The mechanism of peroxide activation involves a peroxyimidic acid formed in situ by

peroxyimidic-acid-oxidant

Peroxyimidic acid intermediate formation.

Reaction between acetonitrile and hydrogen peroxide. The authors mention the need to minimize the concentration of this intermediate as it can decompose to acetamide if allowed to react again with peroxide (2). This is achieved by using a large excess of acetonitrile and through the slow introduction of peroxide. As previously mentioned, this is essentially a modification of the Payne epoxidation of olefins; Page and coworkers have extended this to sulfoxide synthesis.
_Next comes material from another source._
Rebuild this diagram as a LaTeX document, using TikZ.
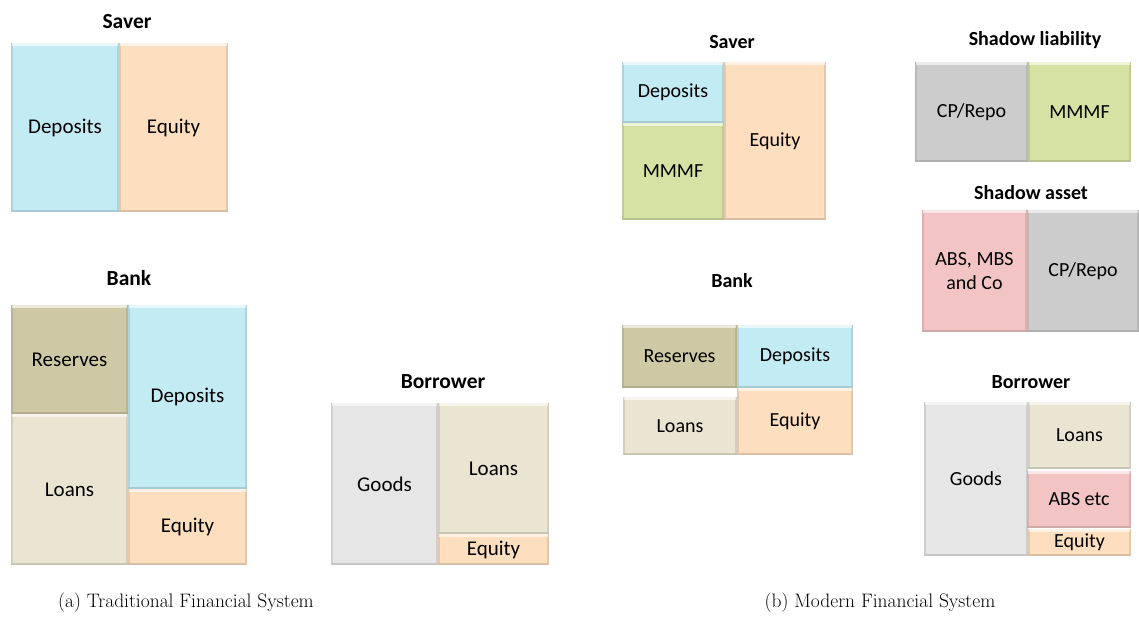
\documentclass[tikz,border=0pt]{standalone}
\usepackage{fontspec}
\setsansfont{Carlito}
\definecolor{cDep}{RGB}{195,235,244}
\definecolor{cEq}{RGB}{253,222,191}
\definecolor{cRes}{RGB}{206,201,164}
\definecolor{cLoan}{RGB}{234,229,210}
\definecolor{cGood}{RGB}{230,230,230}
\definecolor{cMM}{RGB}{213,226,164}
\definecolor{cCP}{RGB}{204,204,204}
\definecolor{cABS}{RGB}{242,196,196}
% bevelled block: name, x1, y1, x2, y2, colour, label
\newcommand\blk[7]{%
  \fill[#6] (#2,#3) rectangle (#4,#5);
  \fill[#6!90!black] (#2,#3) rectangle (#2+2,#5);
  \fill[#6!90!black] (#4-2,#3) rectangle (#4,#5);
  \fill[#6!86!black] (#2,#5-2) rectangle (#4,#5);
  \fill[white,opacity=.6] (#2+1,#3) rectangle (#4-1,#3+3);
  \node[lbl] (#1) at ({(#2+#4)/2},{(#3+#5)/2}) {#7};
}
\tikzset{
  lbl/.style={font=\sffamily\fontsize{21}{23}\selectfont, align=center, text=black},
  ttl/.style={font=\sffamily\bfseries\fontsize{21.5}{25}\selectfont},
  ttls/.style={font=\sffamily\bfseries\fontsize{20}{24}\selectfont},
  captext/.style={font=\fontsize{19.5}{23}\selectfont}
}
\begin{document}
\begin{tikzpicture}[x=1pt,y=-1pt]
\useasboundingbox (0,0) rectangle (1139,628);
\fill[white] (0,0) rectangle (1139,628);

% ---- (a) traditional system
\node[ttl] (tSaver) at (127,22) {Saver};
\blk{tsDep}{11}{43}{119}{212}{cDep}{Deposits}
\blk{tsEq}{119}{43}{228}{212}{cEq}{Equity}

\node[ttl] (tBank) at (129,278) {Bank};
\blk{tbRes}{11}{305}{128}{414}{cRes}{Reserves}
\blk{tbLoan}{11}{414}{128}{565}{cLoan}{Loans}
\blk{tbDep}{128}{305}{247}{489}{cDep}{Deposits}
\blk{tbEq}{128}{489}{247}{565}{cEq}{Equity}

\node[ttl] (tBorr) at (443,382) {Borrower};
\blk{trGood}{331}{403}{438}{565}{cGood}{Goods}
\blk{trLoan}{438}{403}{549}{534}{cLoan}{Loans}
\blk{trEq}{438}{534}{549}{565}{cEq}{Equity}

\node[captext] (capA) at (186,603) {(a) Traditional Financial System};

% ---- (b) modern system
\tikzset{lbl/.style={font=\sffamily\fontsize{20}{24}\selectfont, align=center, text=black}}
\node[ttls] (mSaver) at (732,42) {Saver};
\blk{msDep}{622}{62}{724}{123}{cDep}{Deposits}
\blk{msMM}{622}{123}{724}{220}{cMM}{MMMF}
\blk{msEq}{724}{62}{826}{220}{cEq}{Equity}

\node[ttls] (mBank) at (732,281) {Bank};
\blk{mbRes}{622}{325}{737}{388}{cRes}{Reserves}
\blk{mbDep}{737}{325}{853}{388}{cDep}{Deposits}
\blk{mbLoan}{623}{397}{737}{455}{cLoan}{Loans}
\blk{mbEq}{737}{388}{853}{455}{cEq}{Equity}

\node[ttls] (mSL) at (1035,40) {Shadow liability};
\blk{slCP}{915}{62}{1028}{162}{cCP}{CP/Repo}
\blk{slMM}{1028}{62}{1131}{162}{cMM}{MMMF}

\node[ttls] (mSA) at (1031,193) {Shadow asset};
\blk{saABS}{922}{210}{1027}{332}{cABS}{ABS, MBS\\and Co}
\blk{saCP}{1027}{210}{1139}{332}{cCP}{CP/Repo}

\node[ttls] (mBorr) at (1031,382) {Borrower};
\blk{mrGood}{924}{402}{1028}{556}{cGood}{Goods}
\blk{mrLoan}{1028}{402}{1131}{469}{cLoan}{Loans}
\blk{mrABS}{1027}{471}{1131}{528}{cABS}{ABS etc}
\blk{mrEq}{1028}{529}{1131}{556}{cEq}{Equity}

\node[captext] (capB) at (880,603) {(b) Modern Financial System};
\end{tikzpicture}
\end{document}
Based on their experimental procedure and some preliminary tests, this is the procedure we put together for our purposes:

Prepare Mixture 1: dialkylsulfide (0.013 mol, MR 1) and acetonitrile (0.84 g, 0.020 mol, MR 1.53) were dissolved in reagent MeOH (50 mL). K2CO3 (13.21g, 1.380 mol, MR 1.49) and magnetic stir bar were added; the mixture was cooled to O°C.
 
Prepare Mixture 2: H2O2 (2.06 g of fresh 50% solution;  1.03g active basis, 0.015 mol, 1.13 MR) was dissolved in MeOH (25 mL) and cooled to O°C.
 
Mixture 2 was added slowly by syringe over 30 minutes. The resulting mixture was stirred at O°C for three hours and allowed to warm to room temperature over night. Saturated Brine (20mL) was added and this was extracted with dichloromethane (4 x 25 mL). 
 
 

 The progress of the reaction was followed by FID-GC. When the mixture was worked up we found the following:

  •  all of the sulfide starting material had been consumed.
  • Although the reaction is selective to sulfoxide formation, a considerable amount of sulfone byproduct was formed also.

In our hands, a contained yield of about 70% was the best we could do. This was after several small-scale trials wherein we varied the following:

  • reaction time: we saw that little reaction had occurred after two hours, and prolonged the reaction time realtive to the generic procedure given in the paper.
  • peroxide addition time and dilution: clearly overoxidation can be minimized by controlling this variable, and we worked to add the peroxide as slowly as possible. The Page paper does not prescribe a dilution volume for the aqueous peroxide (‘added dropwise as a dilute methanol solution’) and this could be a worthwhile factor to optimize.

Our conclusion: this is a serviceable reaction which is easy to perform. We suspected that a more selective method was available, however, and did not scale this reaction to produce a larger batch for purification. If we wanted to improve the selectivity of the reaction, some things we would look into would include:

  • The authors stated that a large excess of acetonitrile can minimize overoxidation. The generic experimental procedure in the Page paper recommended a slight excess (1:1.5 molar ratio relative to starting sulfide). Would a larger amount of acetonitrile make a difference?
  • It appears that the paper we followed used a substoichiometric amount of potassium carbonate. We thought a larger amount of base might make a difference but didn’t examine this.
  • Further consideration of temperature / time conditions might improve product yields.

Artie McKim

(1) Page, P.C.B.; Graham, A.E.; Bethell, D.; Park, B.K. Synthetic Communications 23, 11  (1993) 1507-1514.

(2) The Radziszewski Reaction was a new one to me. It is presumably a useful way to convert nitriles to amides, when other functional groups present are resistant to oxidation conditions. Page and coworkers provide this reference: Ogata, Y. ; Sawaki, Y. Tetrahedron 20 (1964), 2065.